A federal judge who wants to impose sweeping new fire safety regulations on Pacific Gas and Electric Company (PG&E) poured derision onto the San Francisco-based utility’s safety record and claims of financial hardship Wednesday.
Despite this, the Associated Press reports that at the Wednesday’s hearing U.S. District Judge William Alsup said he would wait to consider PG&E’s new anti-wildfire plan—which the company will present to the California Public Utilities Commission in February—before deciding whether to push more stringent safety measures on the company.
According to those present at the hearing, Alsup expressed scorn for the utility’s safety record and for its objections to his past orders, alleging a “clear-cut pattern” of PG&E starting fatal fires.
“What do we do? Does the judge just turn a blind eye and say, ‘PG&E continue your business as usual. Kill more people?’” said Alsup. “Will we see headlines PG&E has done it again?” Another town is burned down because you didn’t turn the power off or cut down the trees?”
The judge derided PG&E’s frequent public statements about prioritizing safety, retorting that “it’s not true.”
Alsup belittled the company’s claims that his proposed safety measures are too expensive and impractical, pointing out that the company can afford to pay billions to shareholders. He also told company lawyers, “You spend so much on lobbying.”
The judge went on to say that PG&E could get laws passed helping expedite the ordered work.
Alsup also ruled that PG&E violated the terms of its probation by not reporting a potential district attorney’s investigation into one of the 2017 Northern California fires, ignited by company equipment, in a timely manner.

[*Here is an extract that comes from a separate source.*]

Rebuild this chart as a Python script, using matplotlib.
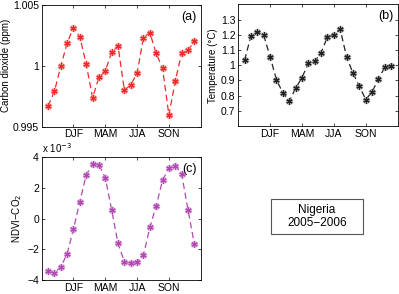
import matplotlib
matplotlib.use("Agg")
import matplotlib.pyplot as plt
from matplotlib.patches import Rectangle
import numpy as np

plt.rcParams['font.family'] = ['Liberation Sans', 'DejaVu Sans']

months = list(range(1, 25))
season_ticks = [5, 10, 15, 20]
season_labels = ['DJF', 'MAM', 'JJA', 'SON']

co2 = [0.99670, 0.99790, 0.99996, 1.00188, 1.00314, 1.00237, 1.00015, 0.99738,
       0.99905, 0.99958, 1.00111, 1.00163, 0.99801, 0.99842, 0.99941, 1.00232,
       1.00273, 1.00103, 0.99979, 0.99596, 0.99875, 1.00103, 1.00130, 1.00201]
temp = [1.033, 1.194, 1.221, 1.197, 1.057, 0.904, 0.819, 0.762, 0.849, 0.919,
        1.013, 1.026, 1.083, 1.186, 1.201, 1.236, 1.055, 0.948, 0.862, 0.775,
        0.825, 0.910, 0.987, 0.998]
ndvi_co2_e3 = [-3.41, -3.52, -3.17, -2.28, -0.67, 1.11, 2.87, 3.54, 3.52, 2.67,
               0.57, -1.61, -2.80, -2.91, -2.80, -2.39, -0.57, 0.83, 2.50, 3.33,
               3.46, 2.93, 0.59, -1.65]

fig = plt.figure(figsize=(3.99, 2.94), dpi=100)
ax_a = fig.add_axes([0.1045, 0.569, 0.3985, 0.414])
ax_b = fig.add_axes([0.597, 0.571, 0.3995, 0.414])
ax_c = fig.add_axes([0.1045, 0.0476, 0.3985, 0.417])

fs = 7.5
lfs = 7

def draw(ax, y, col, halo, label):
    ax.plot(months, y, color=col, lw=0.9, dashes=(5, 3), zorder=2)
    ax.plot(months, y, ls='none', marker='o', ms=5.5, mfc=halo, mec='none', alpha=0.6, zorder=3)
    ax.plot(months, y, ls='none', marker=(6, 2, 0), ms=4.5, mec=col, mew=0.9, zorder=4)
    ax.plot(months, y, ls='none', marker='o', ms=2, mfc=col, mec='none', zorder=5)
    ax.set_xlim(0, 25)
    ax.set_xticks(season_ticks)
    ax.set_xticklabels(season_labels)
    ax.tick_params(direction='in', length=2.5, width=0.5, labelsize=fs, top=True, right=True, pad=2)
    for s in ax.spines.values():
        s.set_linewidth(0.6)
    ax.text(0.975, 0.905, label, transform=ax.transAxes, ha='right', va='center', fontsize=9)

draw(ax_a, co2, '#ee2a2a', '#ff9c9c', '(a)')
ax_a.set_ylim(0.995, 1.005)
ax_a.set_yticks([0.995, 1.0, 1.005])
ax_a.set_yticklabels(['0.995', '1', '1.005'])
ax_a.set_ylabel('Carbon dioxide (ppm)', fontsize=lfs, labelpad=1.5)

draw(ax_b, temp, '#222222', '#aaaaaa', '(b)')
ax_b.set_ylim(0.6, 1.4)
ax_b.set_yticks([0.7, 0.8, 0.9, 1.0, 1.1, 1.2, 1.3])
ax_b.set_yticklabels(['0.7', '0.8', '0.9', '1', '1.1', '1.2', '1.3'])
ax_b.set_ylabel('Temperature (\u00b0C)', fontsize=lfs, labelpad=2)

draw(ax_c, ndvi_co2_e3, '#b04ab0', '#dba6db', '(c)')
ax_c.set_ylim(-4, 4)
ax_c.set_yticks([-4, -2, 0, 2, 4])
ax_c.set_yticklabels(['\u22124', '\u22122', '0', '2', '4'])
ax_c.set_ylabel('NDVI\u2212CO$_2$', fontsize=lfs, labelpad=2)
ax_c.text(0.0, 1.02, 'x 10$^{-3}$', transform=ax_c.transAxes, ha='left', va='bottom', fontsize=7)

bx0, bx1, by0, by1 = 271 / 399, 363 / 399, 1 - 234 / 294, 1 - 198.7 / 294
fig.patches.append(Rectangle((bx0, by0), bx1 - bx0, by1 - by0, transform=fig.transFigure,
                             fc='white', ec='#555555', lw=0.8))
fig.text((bx0 + bx1) / 2, (by0 + by1) / 2, 'Nigeria\n2005\u22122006', ha='center', va='center',
         fontsize=8.5, linespacing=1.1)

fig.savefig('out.png', dpi=100)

Wednesday’s hearing was to determine whether Alsup would impose new terms for PG&E’s probation stemming from the company’s conviction on charges relating to the 2010 San Bruno pipeline disaster.
The judge wants the company to overhaul its electrical infrastructure, requiring PG&E to assess power lines and poles throughout the state and clear away nearby trees and vegetation that might pose a fire hazard.
In response, PG&E’s lawyers claimed last week that the judge’s plan is impossible to execute—specifically, it would cost the utility company between $75 billion and $150 billion, require more tree trimmers than readily available in California, and lead to quintupling customer rates.
The hearing comes one day after PG&E filed for Chapter 11 bankruptcy protection.